Satyasheelji decided to devote himself fully to the study of music under the guidance of Kumarji, with whom he lived in Devas for three years in the true spirit of a disciple. Satyasheelji knew that Kumarji’s guidance was only the beginning of a hard yet fascinating journey that he would have to undertake alone. He thus began to lay the foundations of his own style, constantly gathering compositions from traditional sources, trying at once to be true to its essence and re-interpreting it to suit his personal temperament.
Satyasheelji is a man who possesses as thorough a grounding in the Hindustani tradition as it is possible to have in modern times; and yet for all his deep-rootedness in the tradition, he has allowed himself to emerge organically; spreading himself like a tree in all directions, putting forth new branches and leaves, and shedding what he no longer feels necessary, without forgetting even for a moment his connection with the rich soil from which he derives his creative strength. He has thus achieved an enviably precarious balance between the demands of the tradition he has internalised so profoundly and those of his own imagination and personality.
Kahen (Musicurry, 2004) ‘Kahen’ is Satyasheelji's two-CD anthology of 16 bandishes - both traditional as well as his own. To quote him, "While the Bada Khayal is an integral part of any performance of Hindustani music, we also have a huge repertoire of small, very meaningful compositions that audiences are deprived of. Kahen is an attempt to present such 'haikus' that hold their own in spite of the epic Bada Khayal." Kahen takes a fresh new look at the latent creative potential of classical music. In his concise renditions of various classical compositions, Satyasheelji explores the song within the bandish, so to speak, unraveling and developing its infinite possibilities in a way that brings out and enhances its lyrical content instead of suppressing it for the sake of purely musical elaboration.

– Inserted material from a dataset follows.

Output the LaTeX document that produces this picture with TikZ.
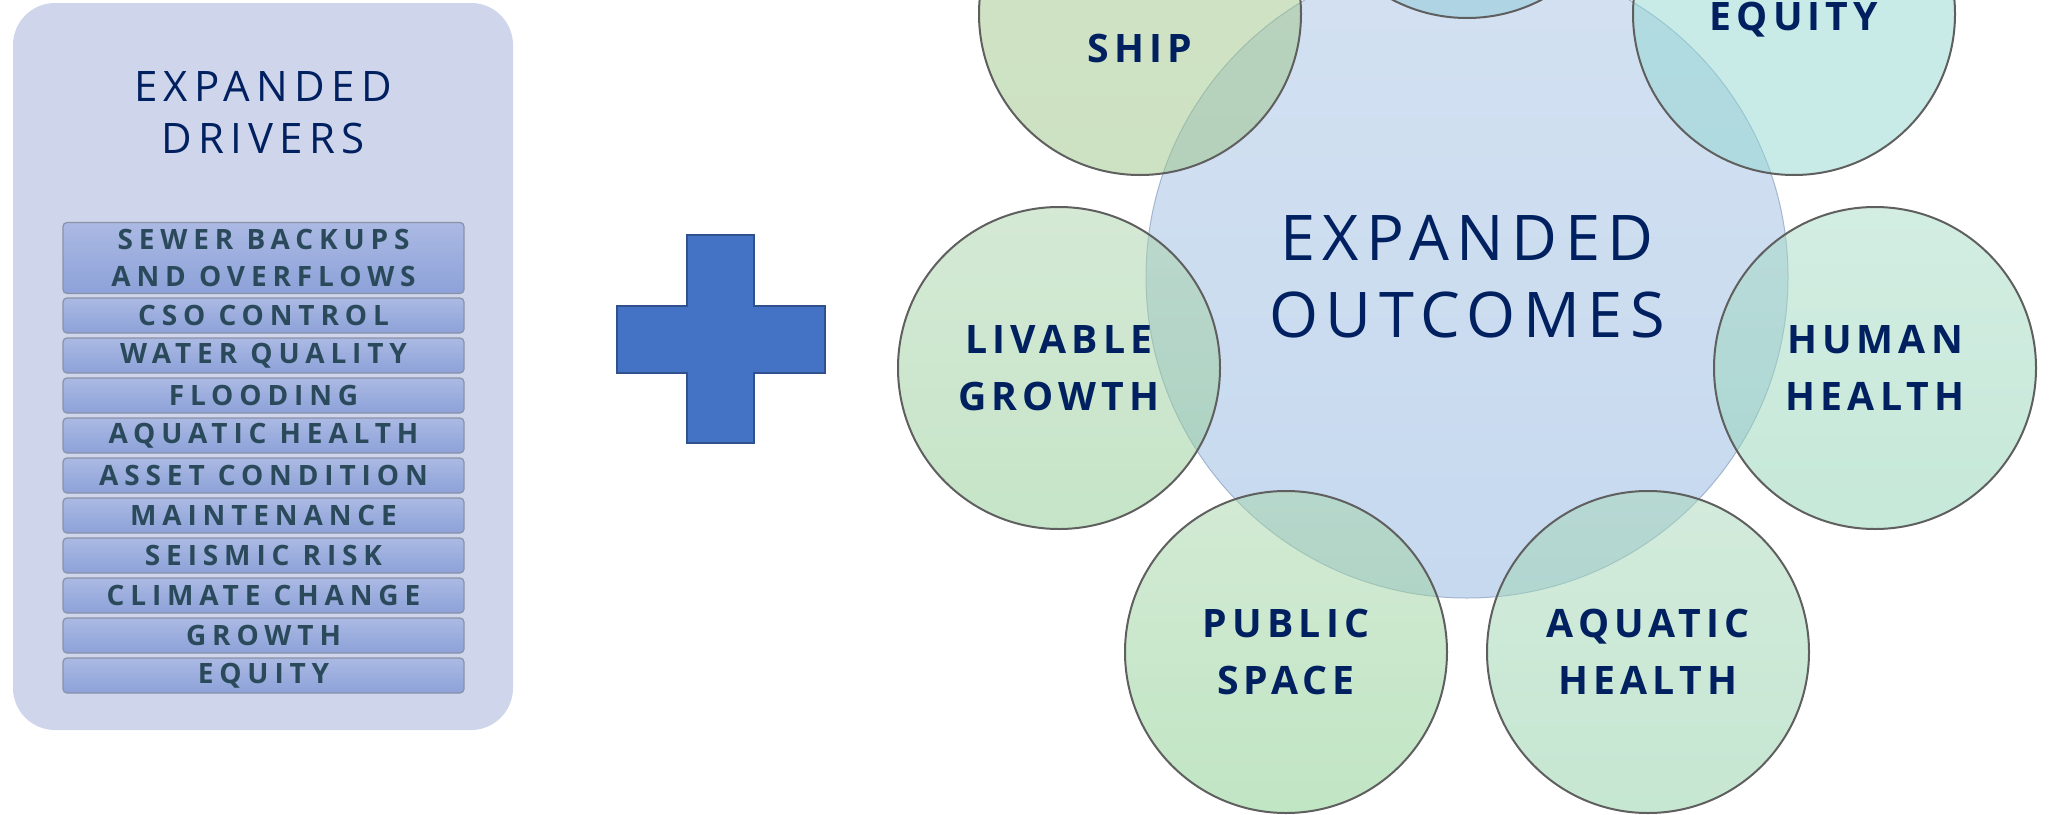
\documentclass[tikz,border=0pt]{standalone}
\usepackage{fontspec}
\setmainfont{Open Sans}
\newfontfamily\titlefont[LetterSpace=15]{Open Sans}
\newfontfamily\bigfont[LetterSpace=12]{Open Sans}
\newfontfamily\circfont[LetterSpace=13]{Open Sans}
\newfontfamily\barfont[LetterSpace=21]{Open Sans}

\definecolor{navy}{HTML}{002060}
\definecolor{panelfill}{HTML}{CFD5EA}
\definecolor{bartop}{HTML}{ABB9E3}
\definecolor{barbot}{HTML}{8DA2D9}
\definecolor{bargray}{HTML}{8A92A8}
\definecolor{bartext}{HTML}{2A4A5C}
\definecolor{plusfill}{HTML}{4472C4}
\definecolor{plusline}{HTML}{2F528F}
\definecolor{bigtop}{HTML}{D3E1F1}
\definecolor{bigbot}{HTML}{C6D9EF}
\definecolor{bigline}{HTML}{A3B5CF}
\definecolor{circline}{HTML}{5F5F5F}
\definecolor{livtop}{HTML}{ABD3AB}
\definecolor{livbot}{HTML}{8DCB91}
\definecolor{pubtop}{HTML}{A7D5A9}
\definecolor{pubbot}{HTML}{83CD89}
\definecolor{aqutop}{HTML}{A7D7B9}
\definecolor{aqubot}{HTML}{8DCFA5}
\definecolor{humtop}{HTML}{A7DBC5}
\definecolor{humbot}{HTML}{8DD3B3}
\definecolor{shiptop}{HTML}{A5C78D}
\definecolor{shipbot}{HTML}{9BC587}
\definecolor{equfill}{HTML}{91D7D1}
\definecolor{topfill}{HTML}{8DCBDB}

\begin{document}
\begin{tikzpicture}[
    x=0.5pt, y=-0.5pt,
    panel/.style={rectangle, rounded corners=21pt, fill=panelfill, minimum width=250pt, minimum height=363.5pt, inner sep=0pt},
    drivertitle/.style={align=center, text=navy, font={\titlefont\fontsize{21}{26}\selectfont}},
    driver/.style={rectangle, rounded corners=2pt, draw=bargray, line width=0.6pt, top color=bartop, bottom color=barbot, minimum width=200.5pt, minimum height=17.5pt, inner sep=0pt, align=center, text=bartext, font={\barfont\bfseries\fontsize{14}{18.5}\selectfont}},
    plus/.style={fill=plusfill, draw=plusline, line width=1pt},
    big/.style={circle, minimum size=321pt, inner sep=0pt, top color=bigtop, bottom color=bigbot, draw=bigline, line width=0.5pt, align=center, text=navy, font={\bigfont\fontsize{31.5}{38.5}\selectfont}},
    outcome/.style={circle, minimum size=161pt, inner sep=0pt, draw=circline, line width=1pt, fill opacity=0.5, draw opacity=1, text opacity=1, align=center, text=navy, font={\circfont\bfseries\fontsize{19.6}{28.5}\selectfont}},
    outtext/.style={text=navy, font={\circfont\bfseries\fontsize{19.6}{28.5}\selectfont}}
    ]
\clip (0,0) rectangle (2051,814);

% Drivers panel
\node[panel] (drivers) at (263,366.5) {};
\node[drivertitle] (drivers title) at (263,113) {EXPANDED\\DRIVERS};

\node[driver, minimum height=35.5pt] (sewer) at (263.5,258) {SEWER BACKUPS\\AND OVERFLOWS};
\node[driver] (cso) at (263.5,315.5) {CSO CONTROL};
\node[driver] (water) at (263.5,355.5) {WATER QUALITY};
\node[driver] (flooding) at (263.5,395.5) {FLOODING};
\node[driver] (aquatic) at (263.5,435.5) {AQUATIC HEALTH};
\node[driver] (asset) at (263.5,475.5) {ASSET CONDITION};
\node[driver] (maint) at (263.5,515.5) {MAINTENANCE};
\node[driver] (seismic) at (263.5,555.5) {SEISMIC RISK};
\node[driver] (climate) at (263.5,595.5) {CLIMATE CHANGE};
\node[driver] (growth) at (263.5,635.5) {GROWTH};
\node[driver] (equity) at (263.5,675.5) {EQUITY};

% Plus sign
\draw[plus] (617,306) -- (687,306) -- (687,235) -- (754,235) -- (754,306) -- (825,306)
    -- (825,373) -- (754,373) -- (754,443) -- (687,443) -- (687,373) -- (617,373) -- cycle;

% Outcomes
\node[big] (outcomes) at (1467,277) {EXPANDED\\OUTCOMES};

\node[outcome, top color=topfill, bottom color=topfill] (top) at (1467,-143) {};
\node[outcome, top color=equfill, bottom color=equfill] (eq) at (1794,14) {};
\node[outtext] (eq text) at (1794,20) {EQUITY};
\node[outcome, top color=humtop, bottom color=humbot] (human) at (1875,368) {HUMAN\\HEALTH};
\node[outcome, top color=aqutop, bottom color=aqubot] (aqua) at (1648,652) {AQUATIC\\HEALTH};
\node[outcome, top color=pubtop, bottom color=pubbot] (public) at (1286,652) {PUBLIC\\SPACE};
\node[outcome, top color=livtop, bottom color=livbot] (livable) at (1059,368) {LIVABLE\\GROWTH};
\node[outcome, top color=shiptop, bottom color=shipbot] (ship) at (1140,14) {};
\node[outtext] (ship text) at (1140,48) {SHIP};

\end{tikzpicture}
\end{document}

The recordings were supervised by Pt. Hridaynath Mangeshkar, who took deep interest in the project from the start. The album was released by Bharat Ratna Lata Mangeshkar. Lataji has also graced the album with a few words of her own, bringing out the significance of ‘Kahen’ as a musical statement.
Thumri Katha - The Story of the Thumri (Ninaad Music, 2007) The Thumri is one of the most enchanting forms of north Indian music. This unique album, Thumri Katha, the first in a series of its kind, is an attempt to showcase the various faces of this charming, addictive form of music that has the power to engage connoisseurs and the uninitiated alike. The Thumri is essentially thought of as an expression of Shringar Rasa – of the delicate, passionate, playful utterances of the young woman in love. And like young love, the thumri’s playfulness occasionally gives way to emotions of indescribable divinity.
While this album displays the Thumri’s immense power to enrapture its audience, it is testament to the versatility of this ‘light’ form of classical music. The music on this album makes its way through a host of attitudes – from the mountains to the plains, from Banares to the realm of the Shayars, from the Bandish and the Tappa of the courts of kings to the Thumri of the Kotha.
This album has Satyasheelji singing seven Thumris. Each Thumri comes from a different part of the country and has a different aesthetic, its own character and - consequentially - a different style of presentation.